Naperville, Illinois, lawyer, Paul Nordini, and his firm have filed a lawsuit against Joseph LaBarre based upon a negative review on Google +. Mr. LaBarre was not a client of the firm, but the former spouse of the firm’s divorce client. Mr. LaBarre’s review stated the firm was a “ethically shaky law firm” and an “exceptionally unethical law firm.”

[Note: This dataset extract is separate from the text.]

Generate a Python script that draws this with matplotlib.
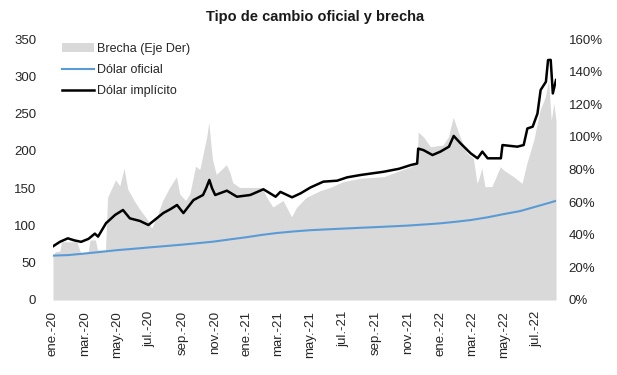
import matplotlib
matplotlib.use("Agg")
import matplotlib.pyplot as plt
import matplotlib.ticker as mticker
import pandas as pd
from matplotlib.patches import Patch
from matplotlib.lines import Line2D

plt.rcParams['font.family'] = ['Liberation Sans', 'DejaVu Sans']

# ---- Data ----
implicito_dates = ["2020-01-01", "2020-01-14", "2020-01-29", "2020-02-10", "2020-02-23", "2020-03-08",
                   "2020-03-20", "2020-03-26", "2020-04-10", "2020-04-27", "2020-05-12", "2020-05-25",
                   "2020-06-13", "2020-06-29", "2020-07-12", "2020-07-27", "2020-08-10", "2020-08-22",
                   "2020-09-03", "2020-09-22", "2020-10-10", "2020-10-16", "2020-10-22", "2020-10-27",
                   "2020-11-02", "2020-11-24", "2020-12-13", "2021-01-07", "2021-02-01", "2021-02-24",
                   "2021-03-05", "2021-03-27", "2021-04-12", "2021-05-01", "2021-05-25", "2021-06-20",
                   "2021-07-09", "2021-08-03", "2021-09-16", "2021-10-15", "2021-11-06", "2021-11-18",
                   "2021-11-20", "2021-11-30", "2021-12-17", "2022-01-01", "2022-01-17", "2022-01-26",
                   "2022-02-08", "2022-02-27", "2022-03-12", "2022-03-21", "2022-03-31", "2022-04-25",
                   "2022-04-28", "2022-05-26", "2022-06-07", "2022-06-14", "2022-06-24", "2022-07-03",
                   "2022-07-09", "2022-07-19", "2022-07-23", "2022-07-28", "2022-08-01", "2022-08-07"]
implicito = [72, 78, 82.7, 80, 78, 82,
             89, 85, 103, 114, 120.7, 109.5,
             106, 100.6, 108, 116.6, 122, 127.4,
             116.6, 134, 140.8, 150, 161, 150,
             140.8, 146.6, 138.5, 140.8, 148.5, 138.5,
             145, 137.7, 143, 151, 158.7, 160,
             164.5, 167.6, 172, 176, 181, 183,
             203, 201, 194.4, 199, 205.6, 220,
             210, 196.7, 190, 199, 190, 190,
             207.8, 205.6, 207.8, 230, 232.4, 250,
             281.6, 292.7, 321.8, 322, 277, 295]

oficial_dates = ["2020-01-01", "2020-01-31", "2020-02-28", "2020-03-31", "2020-04-30", "2020-05-29",
                 "2020-06-30", "2020-07-31", "2020-08-31", "2020-09-30", "2020-10-30", "2020-11-30",
                 "2020-12-30", "2021-01-29", "2021-02-26", "2021-03-31", "2021-04-30", "2021-05-31",
                 "2021-06-30", "2021-07-30", "2021-08-31", "2021-09-30", "2021-10-29", "2021-11-30",
                 "2021-12-30", "2022-01-31", "2022-02-28", "2022-03-31", "2022-04-29", "2022-05-31",
                 "2022-06-30", "2022-07-29", "2022-08-07"]
oficial = [59.5, 60.3, 62.2, 64.5, 66.8, 68.5,
           70.5, 72.3, 74.2, 76.2, 78.3, 81.3,
           84.1, 87.3, 89.8, 92.0, 93.6, 94.7,
           95.7, 96.7, 97.7, 98.7, 99.7, 101.2,
           102.7, 105.0, 107.3, 110.9, 115.0, 119.2,
           125.2, 131.1, 133.0]

brecha_dates = ["2020-01-01", "2020-01-05", "2020-01-14", "2020-01-17", "2020-02-15", "2020-02-22",
                "2020-03-07", "2020-03-11", "2020-03-21", "2020-03-25", "2020-04-09", "2020-04-13",
                "2020-04-28", "2020-05-06", "2020-05-14", "2020-05-21", "2020-06-02", "2020-06-14",
                "2020-06-28", "2020-07-05", "2020-07-16", "2020-07-26", "2020-08-08", "2020-08-21",
                "2020-08-27", "2020-09-07", "2020-09-15", "2020-09-26", "2020-10-04", "2020-10-13",
                "2020-10-17", "2020-10-21", "2020-10-25", "2020-10-28", "2020-11-04", "2020-11-14",
                "2020-11-23", "2020-11-30", "2020-12-05", "2020-12-18", "2021-01-06", "2021-01-29",
                "2021-02-09", "2021-02-19", "2021-03-10", "2021-03-26", "2021-04-05", "2021-04-23",
                "2021-05-19", "2021-06-07", "2021-07-01", "2021-08-03", "2021-09-16", "2021-11-06",
                "2021-11-18", "2021-11-20", "2021-11-30", "2021-12-13", "2022-01-06", "2022-01-16",
                "2022-01-25", "2022-02-07", "2022-02-20", "2022-03-04", "2022-03-11", "2022-03-15",
                "2022-03-20", "2022-03-26", "2022-04-08", "2022-04-24", "2022-04-30", "2022-05-19",
                "2022-06-04", "2022-06-13", "2022-06-26", "2022-07-08", "2022-07-18", "2022-07-24",
                "2022-07-29", "2022-08-03", "2022-08-07"]
brecha = [27, 29.6, 30, 35.7, 35.7, 29,
          29, 36.8, 36.8, 30.7, 30.7, 63,
          73.6, 70, 80.7, 68, 61, 55,
          49, 44, 52, 61, 69, 75.6,
          65, 61, 65, 82, 80, 94,
          100, 109, 95, 86, 77, 80,
          83, 78, 72, 69, 69, 69,
          62, 57, 61, 51, 57, 63,
          67, 69, 72.5, 74.6, 75.6, 81.7,
          84, 103, 100, 94, 95, 100,
          112, 100, 90, 87, 71.5, 75,
          80.7, 69.5, 69.5, 81.7, 79.7, 75.6,
          71.5, 83.8, 98, 116.5, 124.6, 135,
          110, 120.6, 110]

tick_labels = ["ene.-20", "mar.-20", "may.-20", "jul.-20", "sep.-20", "nov.-20",
               "ene.-21", "mar.-21", "may.-21", "jul.-21", "sep.-21", "nov.-21",
               "ene.-22", "mar.-22", "may.-22", "jul.-22"]

# ---- Figure ----
fig = plt.figure(figsize=(6.17, 3.75), dpi=100)
fig.patch.set_facecolor("white")
ax = fig.add_axes([53 / 617, 75 / 375, (556 - 53) / 617, (300 - 39) / 375])
ax2 = ax.twinx()

bd = pd.to_datetime(brecha_dates)
od = pd.to_datetime(oficial_dates)
idt = pd.to_datetime(implicito_dates)

ax2.fill_between(bd, 0, [b / 100 for b in brecha], color="#d9d9d9", linewidth=0, zorder=1)
ax2.set_ylim(0, 1.6)
ax2.yaxis.set_major_locator(mticker.MultipleLocator(0.2))
ax2.yaxis.set_major_formatter(mticker.FuncFormatter(lambda v, p: f"{v*100:.0f}%"))

ax.set_zorder(ax2.get_zorder() + 1)
ax.patch.set_visible(False)

ax.plot(od, oficial, color="#5b9bd5", linewidth=1.5, zorder=3)
ax.plot(idt, implicito, color="black", linewidth=1.8, zorder=4)
ax.set_ylim(0, 350)
ax.yaxis.set_major_locator(mticker.MultipleLocator(50))

ax.set_xlim(pd.Timestamp("2020-01-01"), pd.Timestamp("2022-08-07"))

tick_pos = pd.date_range("2020-01-01", "2022-07-01", freq="2MS")
ax.set_xticks(tick_pos)
ax.set_xticklabels(tick_labels, rotation=90, fontsize=9.5, color="#262626")

for a in (ax, ax2):
    for s in a.spines.values():
        s.set_visible(False)
    a.tick_params(length=0)

ax.tick_params(axis="y", labelsize=9.5, colors="#262626", pad=12)
ax.tick_params(axis="x", pad=8)
ax2.tick_params(axis="y", labelsize=9.5, colors="#262626", pad=9)

fig.text(0.51, 0.955, "Tipo de cambio oficial y brecha", ha="center", va="center",
         fontsize=10.5, fontweight="bold", color="#1a1a1a")

handles = [Patch(facecolor="#d9d9d9", edgecolor="none"),
           Line2D([], [], color="#5b9bd5", linewidth=1.5),
           Line2D([], [], color="black", linewidth=1.8)]
labels = ["Brecha (Eje Der)", "Dólar oficial", "Dólar implícito"]
ax.legend(handles, labels, loc="upper left", bbox_to_anchor=(0.005, 1.01), frameon=False,
          fontsize=9, handlelength=2.6, handletextpad=0.2, labelspacing=0.75,
          borderaxespad=0.1, labelcolor="#262626")

fig.savefig("out.png", dpi=100)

There have also been several recent articles about how lawyers and law firms can describe their practice on LinkedIn. A New York ethics opinion has stated law firms may not describe their services in a section of LinkedIn devoted to specialties. The opinion stated a law firm may identify areas of law practice, the listing those areas under the heading of “specialities,” would constitute a kind of the lawyer or law firm is a specialist or specializes in a particular field law. Similarly, there is a hot debate in the legal ethics community about whether LinkedIn endorsements violate legal ethics rules. The argument is that under Rule of Professional Conduct 7.1 a lawyer may not make false or misleading claims about his or her services; and if a lawyer allows an endorsement they know to be untrue to remain on their LinkedIn profile, then the lawyer may run afoul of Rule 7.1.
The world of social media and its potential ramifications for attorneys is constantly evolving. Malpractice avoidance and ethical conduct require attorneys be vigilant about changes in rules regarding social media, and be cognizant of how their conduct on the Internet may be perceived.–Josh J.T. Byrne, Esquire (H.T. B.C.B.)